Isdore Guvamombe Reflections
Back in the village in the land of milk, honey and dust or Guruve our home lay serene, shabby and dusty as ever in the late afternoon sun. Under the late afternoon heat, hens clucked drowsily to themselves, intermittently disturbed by the horny big cock that mounted and descended as if it had taken Viagra.

On the village open ground children squealed: girls played boxes, their dresses stuck in the hems of their panties shouting “harauru . . . harauru . . . harauru!” and hoping from one box to another on one spindly leg. Boys played paper ball, raising clouds of dust. The sun continued to move towards its setting, imperceptibly.

Suddenly, a car pulled up and Auntie K, who lived in Mvurwi Town, had arrived.

She rarely visited.

Maybe once in three years! She was among a few women to live in town in Rhodesia.

She was not married and worked for some whites-only nursery school. Neither did she have children. She did not want to have any.

Auntie was dropped off. The car was a spectacle. It attracted everyone in the village. This villager saw a car at close range for the first time, let alone touch it. It was fascinating.

Auntie K was onion-shaped and light in complexion but her face was ashen. We were later told she used Ambi Black Powder. She smelled good, too.

This villager compared his nondescript dirty and pungent shirt and shorts, bare legs and cracked feet to Auntie K’s pristine frocks and chocolate cream skin. The villager gazed at her with awe and fascination. She didn’t seem human at all.

Mother quickly instructed us to chase after the cock. That signalled the end of its procreation antics.

This villager was then sent some 4km away to alert another auntie, Auntie Rati, that her younger sister had come. There were no cellphones then.

Auntie Rati’s house was always the same. They were voices inside. Her vicious dogs set after me. I rocked dizzily on my feet. Before anyone came to this villager’s rescue, he ran helter-skelter along the dusty road, the dogs closing in. Suddenly the dogs caught up with this villager and tore into his clothes and flesh, devil heavens!

Auntie Rati’s eyes were full of exasperated affection. She cleaned the wounds with salty water.

Back in the village many relatives had gathered at the homestead to see Auntie K. She was equally shocked by the wounds and offered, as pacification, that this villager visits her in town, one day. Goodies, she said, awaited the villager in town. It was an open invitation.

Many, many moons later after this villager had written his Grade Seven final examinations. He worked in someone’s garden to raise enough money to visit Auntie in town. Mvurwi was just 50km from the village but visiting it those days was too far to contemplate.

Cleared by both parents, this villager set off for Mvurwi, but not until the delay in being paid for the menial job forced him to leave in the afternoon.

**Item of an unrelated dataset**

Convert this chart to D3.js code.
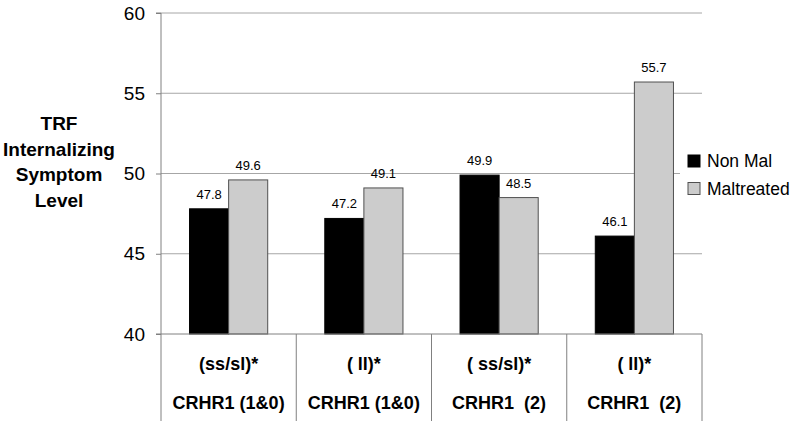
<!DOCTYPE html>
<html><head><meta charset="utf-8">
<script src="https://cdn.jsdelivr.net/npm/d3@7"></script>
<style>body{margin:0;background:#fff}svg{display:block}text{font-family:Arial,"Liberation Sans",sans-serif}</style>
</head><body>
<svg id="c" width="800" height="421"></svg>
<script>
const groupLabels = ["(ss/sl)*", "( ll)*", "( ss/sl)*", "( ll)*"];
const geneLabels = ["CRHR1 (1&0)", "CRHR1 (1&0)", "CRHR1  (2)", "CRHR1  (2)"];
const seriesNames = ["Non Mal", "Maltreated"];
const nonMal = [47.8, 47.2, 49.9, 46.1];
const maltreated = [49.6, 49.1, 48.5, 55.7];
const yTicks = [40, 45, 50, 55, 60];
const titleLines = ["TRF", "Internalizing", "Symptom", "Level"];
const colors = ["#000000", "#cccccc"];
const strokes = ["#000000", "#505050"];

const svg = d3.select("#c");
const x = d3.scaleBand().domain(d3.range(groupLabels.length)).range([161, 702]).padding(0);
const xs = d3.scaleBand().domain(seriesNames).range([0, x.bandwidth()]).paddingInner(0).paddingOuter(0.73);
const y = d3.scaleLinear().domain([40, 60]).range([334, 13]);

// gridlines
svg.append("g").selectAll("line").data(yTicks.filter(t => t > 40)).join("line")
  .attr("x1", 161).attr("x2", 702).attr("y1", d => y(d)).attr("y2", d => y(d))
  .attr("stroke", "#a6a6a6").attr("stroke-width", 1);

// y axis
const ya = svg.append("g").attr("transform", "translate(161,0)")
  .call(d3.axisLeft(y).tickValues(yTicks).tickSize(5).tickPadding(11));
ya.select(".domain").attr("stroke", "#808080").attr("d", `M-5,${y(60)}H0V${y(40)}`);
ya.selectAll(".tick line").attr("stroke", "#808080");
ya.selectAll(".tick text").attr("font-size", 19).attr("fill", "#000").attr("font-family", "Arial, 'Liberation Sans', sans-serif");

// bars
const data = groupLabels.map((g, i) => seriesNames.map((s, j) => ({i, s, j, v: j === 0 ? nonMal[i] : maltreated[i]})));
const gg = svg.append("g").selectAll("g").data(data).join("g")
  .attr("transform", (d, i) => `translate(${x(i)},0)`);
gg.selectAll("rect").data(d => d).join("rect")
  .attr("x", d => xs(d.s)).attr("width", xs.bandwidth())
  .attr("y", d => y(d.v)).attr("height", d => y(40) - y(d.v))
  .attr("fill", d => colors[d.j]).attr("stroke", d => strokes[d.j]).attr("stroke-width", 1);
gg.selectAll("text").data(d => d).join("text")
  .attr("x", d => xs(d.s) + xs.bandwidth() / 2).attr("y", d => y(d.v) - 10)
  .attr("text-anchor", "middle").attr("font-size", 13).attr("fill", "#000")
  .text(d => d.v.toFixed(1));

// x axis line and table
svg.append("line").attr("x1", 156).attr("x2", 702).attr("y1", y(40)).attr("y2", y(40)).attr("stroke", "#808080");
const bounds = d3.range(groupLabels.length + 1).map(i => i < groupLabels.length ? x(i) : x(i - 1) + x.bandwidth());
svg.append("g").selectAll("line").data(bounds).join("line")
  .attr("x1", d => d).attr("x2", d => d).attr("y1", y(40)).attr("y2", 421)
  .attr("stroke", "#808080");
svg.append("g").selectAll("text").data(groupLabels).join("text")
  .attr("x", (d, i) => x(i) + x.bandwidth() / 2).attr("y", 370)
  .attr("text-anchor", "middle").attr("font-size", 18).attr("font-weight", "bold").text(d => d);
svg.append("g").selectAll("text").data(geneLabels).join("text")
  .attr("x", (d, i) => x(i) + x.bandwidth() / 2).attr("y", 409)
  .attr("text-anchor", "middle").attr("font-size", 18).attr("font-weight", "bold")
  .attr("xml:space", "preserve").style("white-space", "pre").text(d => d);

// y title
svg.append("g").selectAll("text").data(titleLines).join("text")
  .attr("x", 59).attr("y", (d, i) => 130 + i * 25.5)
  .attr("text-anchor", "middle").attr("font-size", 19).attr("font-weight", "bold").text(d => d);

// legend
svg.append("rect").attr("x", 680).attr("y", 140).attr("width", 120).attr("height", 70).attr("fill", "#fff");
const lg = svg.append("g").selectAll("g").data(seriesNames).join("g")
  .attr("transform", (d, i) => `translate(688,${155 + i * 27.5})`);
lg.append("rect").attr("width", 12).attr("height", 12)
  .attr("fill", (d, i) => colors[i]).attr("stroke", (d, i) => strokes[i]);
lg.append("text").attr("x", 19).attr("y", 12).attr("font-size", 17.5).text(d => d);
</script>
</body></html>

A huge Mverechena bus rattled to a stop – all metal, tyres and a groping engine – and this villager having boarded in a huff, the monster took off, past Muzika, Ruyamuro, Kondo, Chikonyora and Mupinge, repeating its feat at every bus stop until it stopped in Mvurwi.

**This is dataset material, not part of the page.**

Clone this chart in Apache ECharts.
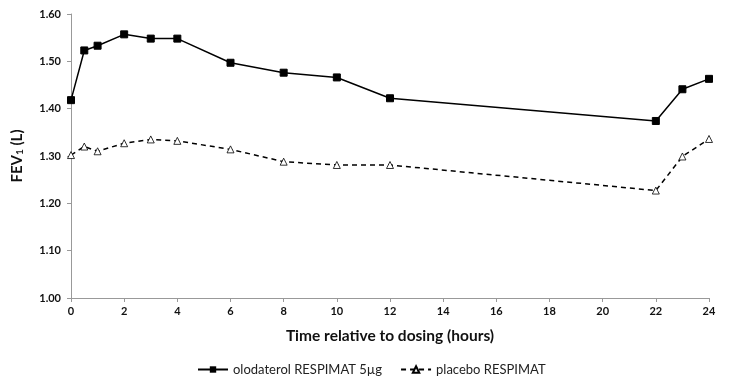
<!DOCTYPE html>
<html><head><meta charset="utf-8">
<script src="https://cdn.jsdelivr.net/npm/echarts@6/dist/echarts.min.js"></script>
<style>html,body{margin:0;padding:0;background:#fff}#c{width:729px;height:391px}</style>
</head><body><div id="c"></div>
<script>
var hours = [0, 0.5, 1, 2, 3, 4, 6, 8, 10, 12, 22, 23, 24];
var olodaterol = [1.418, 1.523, 1.533, 1.557, 1.548, 1.548, 1.497, 1.476, 1.466, 1.422, 1.374, 1.441, 1.463];
var placebo = [1.302, 1.320, 1.310, 1.327, 1.335, 1.332, 1.314, 1.288, 1.281, 1.281, 1.227, 1.299, 1.336];
var seriesNames = ['olodaterol RESPIMAT 5µg', 'placebo RESPIMAT'];

function pairs(xs, ys){ return xs.map(function(x,i){ return [x, ys[i]]; }); }
var font = 'Lato, "Open Sans", sans-serif';
var chart = echarts.init(document.getElementById('c'));
chart.setOption({
  animation: false,
  backgroundColor: '#fff',
  grid: {left: 71, right: 20, top: 14, bottom: 93},
  legend: {
    bottom: 10, left: 192, itemGap: 18, itemWidth: 30, itemHeight: 8,
    textStyle: {fontFamily: font, fontSize: 13, color: '#222'},
    data: seriesNames
  },
  xAxis: {
    type: 'value', min: 0, max: 24, interval: 2,
    name: 'Time relative to dosing (hours)', nameLocation: 'middle', nameGap: 30,
    nameTextStyle: {fontFamily: font, fontSize: 15.5, fontWeight: 'bold', color: '#111'},
    axisLine: {lineStyle: {color: '#999'}},
    axisTick: {show: true, length: 4, lineStyle: {color: '#999'}},
    axisLabel: {fontFamily: font, fontSize: 11, fontWeight: 'bold', color: '#111', margin: 8},
    splitLine: {show: false}
  },
  yAxis: {
    type: 'value', min: 1.0, max: 1.6, interval: 0.1,
    name: '{a|FEV}{s|1}{a| (L)}', nameLocation: 'middle', nameGap: 46, nameRotate: 90,
    nameTextStyle: {rich: {
      a: {fontFamily: font, fontSize: 15, fontWeight: 'bold', color: '#111'},
      s: {fontFamily: font, fontSize: 10, fontWeight: 'bold', color: '#111', verticalAlign: 'bottom', padding: [6,0,0,0]}
    }},
    axisLine: {show: true, lineStyle: {color: '#999'}},
    axisTick: {show: true, length: 4, lineStyle: {color: '#999'}},
    axisLabel: {fontFamily: font, fontSize: 11, fontWeight: 'bold', color: '#111', margin: 10,
      formatter: function(v){ return v.toFixed(2); }},
    splitLine: {show: false}
  },
  series: [
    {name: seriesNames[0], type: 'line', data: pairs(hours, olodaterol),
     symbol: 'rect', symbolSize: 7, color: '#000',
     lineStyle: {color: '#000', width: 1.5},
     itemStyle: {color: '#000', borderColor: '#000'}},
    {name: seriesNames[1], type: 'line', data: pairs(hours, placebo),
     symbol: 'triangle', symbolSize: 7, color: '#000',
     lineStyle: {color: '#000', width: 1.5, type: [5, 4]},
     itemStyle: {color: '#fff', borderColor: '#000', borderWidth: 0.8}}
  ]
});
</script></body></html>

After alighting, this village boy looked for house number 472 in the township and the sun had just set. There was no electricity at the house and Auntie K cooked outside.

This villager confidently entered the yard and about that time Auntie K came from the core-house, pot in one hand and cooking stick in another.

She tended the fire, her eyes flickering around blindly from the resultant smoke. She looked up and saw this little village boy standing studiously, unmoving. She was irritated and about to send the boy off, when she realised it was this villager.

“Ooooh, it that you? Why are you here my brother’s son?”

“To see you Auntie!” exclaimed this village boy, joyously.

“Well that is very nice of you. But why did you not come in the morning? I am sure it is late now and I need to take you back to terminus so that you don’t miss the last bus to Guruve. But thanks for coming to see me,” she heartlessly declared.

Without being allowed to enter the house and without even a glass of water, she walked the village boy to the terminus . . .

To be continued next week

“I could not allow you into the house because no one will clean your footsteps for me. I have neither a child nor a maid,” she continued.

Soon the bus arrived and this villager boarded, boiling inside and feeling betrayed, rejected and dejected.